[start of DATA ROWS]

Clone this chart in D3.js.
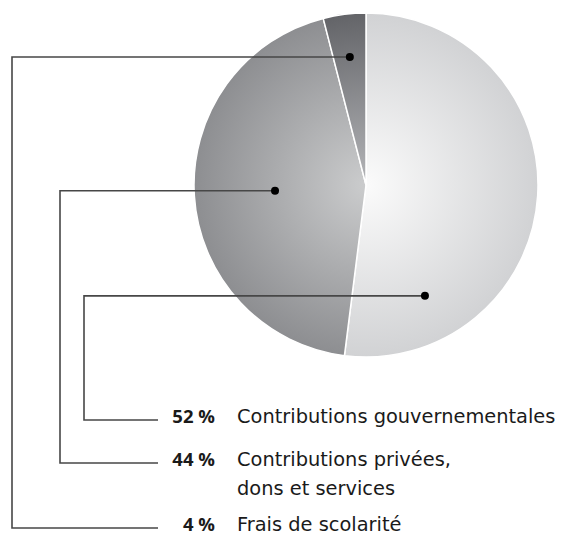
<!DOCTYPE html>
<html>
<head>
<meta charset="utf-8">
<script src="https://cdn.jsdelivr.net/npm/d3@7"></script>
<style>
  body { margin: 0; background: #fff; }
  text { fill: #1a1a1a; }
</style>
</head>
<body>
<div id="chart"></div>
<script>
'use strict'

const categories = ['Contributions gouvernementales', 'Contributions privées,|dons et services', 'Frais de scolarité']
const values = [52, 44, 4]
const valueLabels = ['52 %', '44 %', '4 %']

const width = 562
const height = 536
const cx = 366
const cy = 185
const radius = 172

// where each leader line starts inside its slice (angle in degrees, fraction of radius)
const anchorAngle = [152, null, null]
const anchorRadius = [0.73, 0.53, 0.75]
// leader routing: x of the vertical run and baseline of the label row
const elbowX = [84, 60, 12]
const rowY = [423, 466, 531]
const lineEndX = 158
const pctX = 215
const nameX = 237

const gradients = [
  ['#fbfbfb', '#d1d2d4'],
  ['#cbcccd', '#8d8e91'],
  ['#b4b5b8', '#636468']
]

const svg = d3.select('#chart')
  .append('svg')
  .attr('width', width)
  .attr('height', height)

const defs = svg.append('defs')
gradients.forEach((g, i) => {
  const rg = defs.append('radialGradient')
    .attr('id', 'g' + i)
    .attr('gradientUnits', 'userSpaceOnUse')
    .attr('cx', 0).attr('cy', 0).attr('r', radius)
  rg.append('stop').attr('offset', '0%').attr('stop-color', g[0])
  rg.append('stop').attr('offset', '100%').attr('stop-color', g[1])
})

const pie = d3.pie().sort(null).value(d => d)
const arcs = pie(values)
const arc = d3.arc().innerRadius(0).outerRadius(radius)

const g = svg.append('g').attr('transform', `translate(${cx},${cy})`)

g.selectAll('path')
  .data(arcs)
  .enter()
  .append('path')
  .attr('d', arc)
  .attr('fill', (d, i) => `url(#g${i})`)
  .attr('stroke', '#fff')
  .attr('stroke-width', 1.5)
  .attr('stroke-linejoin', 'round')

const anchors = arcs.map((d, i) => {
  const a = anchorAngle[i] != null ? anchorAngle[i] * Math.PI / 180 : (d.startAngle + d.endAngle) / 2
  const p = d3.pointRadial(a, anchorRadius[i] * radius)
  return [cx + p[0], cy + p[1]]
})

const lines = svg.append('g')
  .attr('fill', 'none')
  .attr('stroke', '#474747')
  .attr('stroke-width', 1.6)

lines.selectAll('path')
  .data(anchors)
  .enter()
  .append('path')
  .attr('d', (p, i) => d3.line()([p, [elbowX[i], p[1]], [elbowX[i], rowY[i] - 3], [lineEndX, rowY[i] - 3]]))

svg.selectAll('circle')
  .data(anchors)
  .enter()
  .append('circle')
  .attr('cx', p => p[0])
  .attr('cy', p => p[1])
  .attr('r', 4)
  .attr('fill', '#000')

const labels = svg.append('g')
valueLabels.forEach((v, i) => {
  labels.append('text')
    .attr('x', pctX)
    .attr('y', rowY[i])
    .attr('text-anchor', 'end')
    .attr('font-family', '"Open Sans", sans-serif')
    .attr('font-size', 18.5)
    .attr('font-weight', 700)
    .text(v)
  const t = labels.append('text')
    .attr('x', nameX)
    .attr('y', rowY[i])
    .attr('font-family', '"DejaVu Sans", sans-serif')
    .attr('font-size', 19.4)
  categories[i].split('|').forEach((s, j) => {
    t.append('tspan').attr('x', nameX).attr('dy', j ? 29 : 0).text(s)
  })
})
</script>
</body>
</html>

[end of DATA ROWS]
[start of DATA ROWS]

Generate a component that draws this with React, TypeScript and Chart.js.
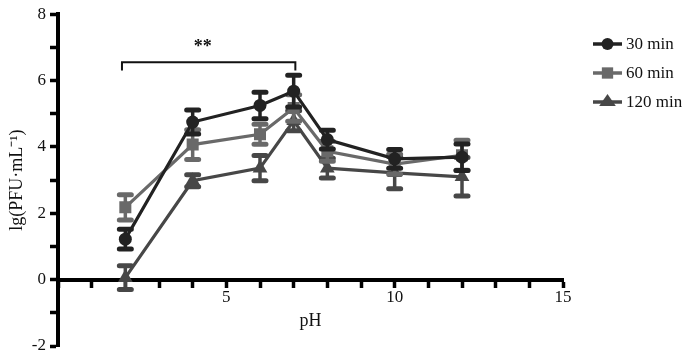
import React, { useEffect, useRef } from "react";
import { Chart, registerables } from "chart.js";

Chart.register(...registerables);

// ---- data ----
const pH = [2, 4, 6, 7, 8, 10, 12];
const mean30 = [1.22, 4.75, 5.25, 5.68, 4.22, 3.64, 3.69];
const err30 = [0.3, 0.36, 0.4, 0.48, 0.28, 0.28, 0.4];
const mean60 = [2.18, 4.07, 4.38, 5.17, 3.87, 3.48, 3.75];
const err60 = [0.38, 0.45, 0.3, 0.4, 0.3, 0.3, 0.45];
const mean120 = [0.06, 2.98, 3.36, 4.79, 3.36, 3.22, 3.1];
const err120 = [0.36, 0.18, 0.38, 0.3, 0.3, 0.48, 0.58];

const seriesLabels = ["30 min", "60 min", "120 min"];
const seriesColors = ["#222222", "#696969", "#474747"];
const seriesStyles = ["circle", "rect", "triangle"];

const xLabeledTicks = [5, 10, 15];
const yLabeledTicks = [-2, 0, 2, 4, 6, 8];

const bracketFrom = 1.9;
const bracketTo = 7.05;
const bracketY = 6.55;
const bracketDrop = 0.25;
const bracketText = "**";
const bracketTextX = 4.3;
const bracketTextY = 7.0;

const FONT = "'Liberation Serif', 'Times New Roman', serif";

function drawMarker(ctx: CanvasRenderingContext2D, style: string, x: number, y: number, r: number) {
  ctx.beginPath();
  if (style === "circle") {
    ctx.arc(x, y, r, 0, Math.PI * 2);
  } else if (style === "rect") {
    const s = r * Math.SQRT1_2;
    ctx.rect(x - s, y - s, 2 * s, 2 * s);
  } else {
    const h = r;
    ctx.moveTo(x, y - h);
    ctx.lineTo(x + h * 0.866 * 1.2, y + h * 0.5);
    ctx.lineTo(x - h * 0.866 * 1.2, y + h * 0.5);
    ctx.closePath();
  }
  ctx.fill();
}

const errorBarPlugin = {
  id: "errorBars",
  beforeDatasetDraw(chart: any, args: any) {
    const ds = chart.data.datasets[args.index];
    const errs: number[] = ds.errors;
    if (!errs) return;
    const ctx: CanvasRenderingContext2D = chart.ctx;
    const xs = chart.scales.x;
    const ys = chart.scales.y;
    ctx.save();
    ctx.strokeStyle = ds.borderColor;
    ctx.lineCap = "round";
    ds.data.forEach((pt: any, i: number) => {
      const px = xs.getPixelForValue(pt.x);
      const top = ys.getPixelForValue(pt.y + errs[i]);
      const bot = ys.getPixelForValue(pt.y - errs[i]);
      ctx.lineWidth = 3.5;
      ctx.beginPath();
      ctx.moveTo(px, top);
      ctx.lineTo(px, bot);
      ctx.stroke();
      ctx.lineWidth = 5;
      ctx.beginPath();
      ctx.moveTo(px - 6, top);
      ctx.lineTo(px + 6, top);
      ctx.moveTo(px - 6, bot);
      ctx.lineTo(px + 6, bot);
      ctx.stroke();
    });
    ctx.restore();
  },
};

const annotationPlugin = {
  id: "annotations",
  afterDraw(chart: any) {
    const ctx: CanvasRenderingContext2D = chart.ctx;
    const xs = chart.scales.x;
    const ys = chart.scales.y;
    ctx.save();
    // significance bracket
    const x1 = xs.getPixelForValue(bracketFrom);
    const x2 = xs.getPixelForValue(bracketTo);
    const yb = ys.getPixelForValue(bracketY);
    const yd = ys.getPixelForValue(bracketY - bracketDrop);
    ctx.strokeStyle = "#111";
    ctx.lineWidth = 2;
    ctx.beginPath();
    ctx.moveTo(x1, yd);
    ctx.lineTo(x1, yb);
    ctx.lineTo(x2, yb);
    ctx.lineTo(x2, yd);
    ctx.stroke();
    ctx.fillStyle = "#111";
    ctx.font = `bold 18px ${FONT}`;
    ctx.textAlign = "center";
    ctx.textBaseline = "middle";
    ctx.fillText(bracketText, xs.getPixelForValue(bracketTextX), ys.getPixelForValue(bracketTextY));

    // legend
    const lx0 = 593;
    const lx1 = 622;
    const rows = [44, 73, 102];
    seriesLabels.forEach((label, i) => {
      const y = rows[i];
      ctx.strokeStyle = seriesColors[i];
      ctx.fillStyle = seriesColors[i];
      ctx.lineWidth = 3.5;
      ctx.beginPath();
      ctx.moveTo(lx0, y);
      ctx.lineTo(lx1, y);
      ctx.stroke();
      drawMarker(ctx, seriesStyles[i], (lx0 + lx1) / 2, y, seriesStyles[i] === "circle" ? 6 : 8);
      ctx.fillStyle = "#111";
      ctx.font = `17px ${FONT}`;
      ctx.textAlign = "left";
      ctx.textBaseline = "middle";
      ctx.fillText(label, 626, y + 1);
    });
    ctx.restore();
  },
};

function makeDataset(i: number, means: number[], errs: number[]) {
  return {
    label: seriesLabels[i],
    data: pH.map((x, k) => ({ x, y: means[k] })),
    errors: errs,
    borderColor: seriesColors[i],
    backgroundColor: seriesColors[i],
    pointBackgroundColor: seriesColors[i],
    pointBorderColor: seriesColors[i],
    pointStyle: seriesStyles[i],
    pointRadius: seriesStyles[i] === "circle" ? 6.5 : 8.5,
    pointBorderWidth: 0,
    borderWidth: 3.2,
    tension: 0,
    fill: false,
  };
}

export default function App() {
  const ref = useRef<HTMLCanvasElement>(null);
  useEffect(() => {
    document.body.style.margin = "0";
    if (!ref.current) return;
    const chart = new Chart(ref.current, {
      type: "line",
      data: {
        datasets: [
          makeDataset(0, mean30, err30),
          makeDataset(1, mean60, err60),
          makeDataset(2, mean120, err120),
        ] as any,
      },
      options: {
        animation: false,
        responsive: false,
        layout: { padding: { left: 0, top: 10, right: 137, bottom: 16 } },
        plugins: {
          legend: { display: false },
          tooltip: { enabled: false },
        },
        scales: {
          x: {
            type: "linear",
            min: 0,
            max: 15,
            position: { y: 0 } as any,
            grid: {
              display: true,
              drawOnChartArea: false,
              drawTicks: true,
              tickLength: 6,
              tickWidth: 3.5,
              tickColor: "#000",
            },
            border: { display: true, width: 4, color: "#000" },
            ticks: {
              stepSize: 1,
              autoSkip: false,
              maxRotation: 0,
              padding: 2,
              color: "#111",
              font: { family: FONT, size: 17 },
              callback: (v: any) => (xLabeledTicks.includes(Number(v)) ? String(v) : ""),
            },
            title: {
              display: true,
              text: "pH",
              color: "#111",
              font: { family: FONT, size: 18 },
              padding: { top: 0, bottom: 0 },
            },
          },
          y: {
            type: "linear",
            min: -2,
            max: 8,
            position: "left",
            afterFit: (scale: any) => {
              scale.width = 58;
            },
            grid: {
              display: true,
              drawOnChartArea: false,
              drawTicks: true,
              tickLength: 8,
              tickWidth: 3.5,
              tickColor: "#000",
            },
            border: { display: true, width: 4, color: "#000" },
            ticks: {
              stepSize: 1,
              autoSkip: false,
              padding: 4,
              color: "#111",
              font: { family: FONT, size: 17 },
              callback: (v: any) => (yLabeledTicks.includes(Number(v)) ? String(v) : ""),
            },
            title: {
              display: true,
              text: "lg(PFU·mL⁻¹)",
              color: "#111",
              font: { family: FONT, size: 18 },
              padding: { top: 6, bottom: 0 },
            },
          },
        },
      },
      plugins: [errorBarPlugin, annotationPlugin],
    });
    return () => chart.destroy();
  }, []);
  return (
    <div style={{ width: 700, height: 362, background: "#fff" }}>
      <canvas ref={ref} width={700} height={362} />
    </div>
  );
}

[end of DATA ROWS]

- [WORK INSTRUCTIONS] Your task is to transcribe exactly the lines starting at the line that contains "Generate a component" and ending at the line that contains "const bracketTextY = 7.0;", both included. Leave out the pictures.

- [WRITTEN ANSWER]
Generate a component that draws this with React, TypeScript and Chart.js.
import React, { useEffect, useRef } from "react";
import { Chart, registerables } from "chart.js";

Chart.register(...registerables);

// ---- data ----
const pH = [2, 4, 6, 7, 8, 10, 12];
const mean30 = [1.22, 4.75, 5.25, 5.68, 4.22, 3.64, 3.69];
const err30 = [0.3, 0.36, 0.4, 0.48, 0.28, 0.28, 0.4];
const mean60 = [2.18, 4.07, 4.38, 5.17, 3.87, 3.48, 3.75];
const err60 = [0.38, 0.45, 0.3, 0.4, 0.3, 0.3, 0.45];
const mean120 = [0.06, 2.98, 3.36, 4.79, 3.36, 3.22, 3.1];
const err120 = [0.36, 0.18, 0.38, 0.3, 0.3, 0.48, 0.58];

const seriesLabels = ["30 min", "60 min", "120 min"];
const seriesColors = ["#222222", "#696969", "#474747"];
const seriesStyles = ["circle", "rect", "triangle"];

const xLabeledTicks = [5, 10, 15];
const yLabeledTicks = [-2, 0, 2, 4, 6, 8];

const bracketFrom = 1.9;
const bracketTo = 7.05;
const bracketY = 6.55;
const bracketDrop = 0.25;
const bracketText = "**";
const bracketTextX = 4.3;
const bracketTextY = 7.0;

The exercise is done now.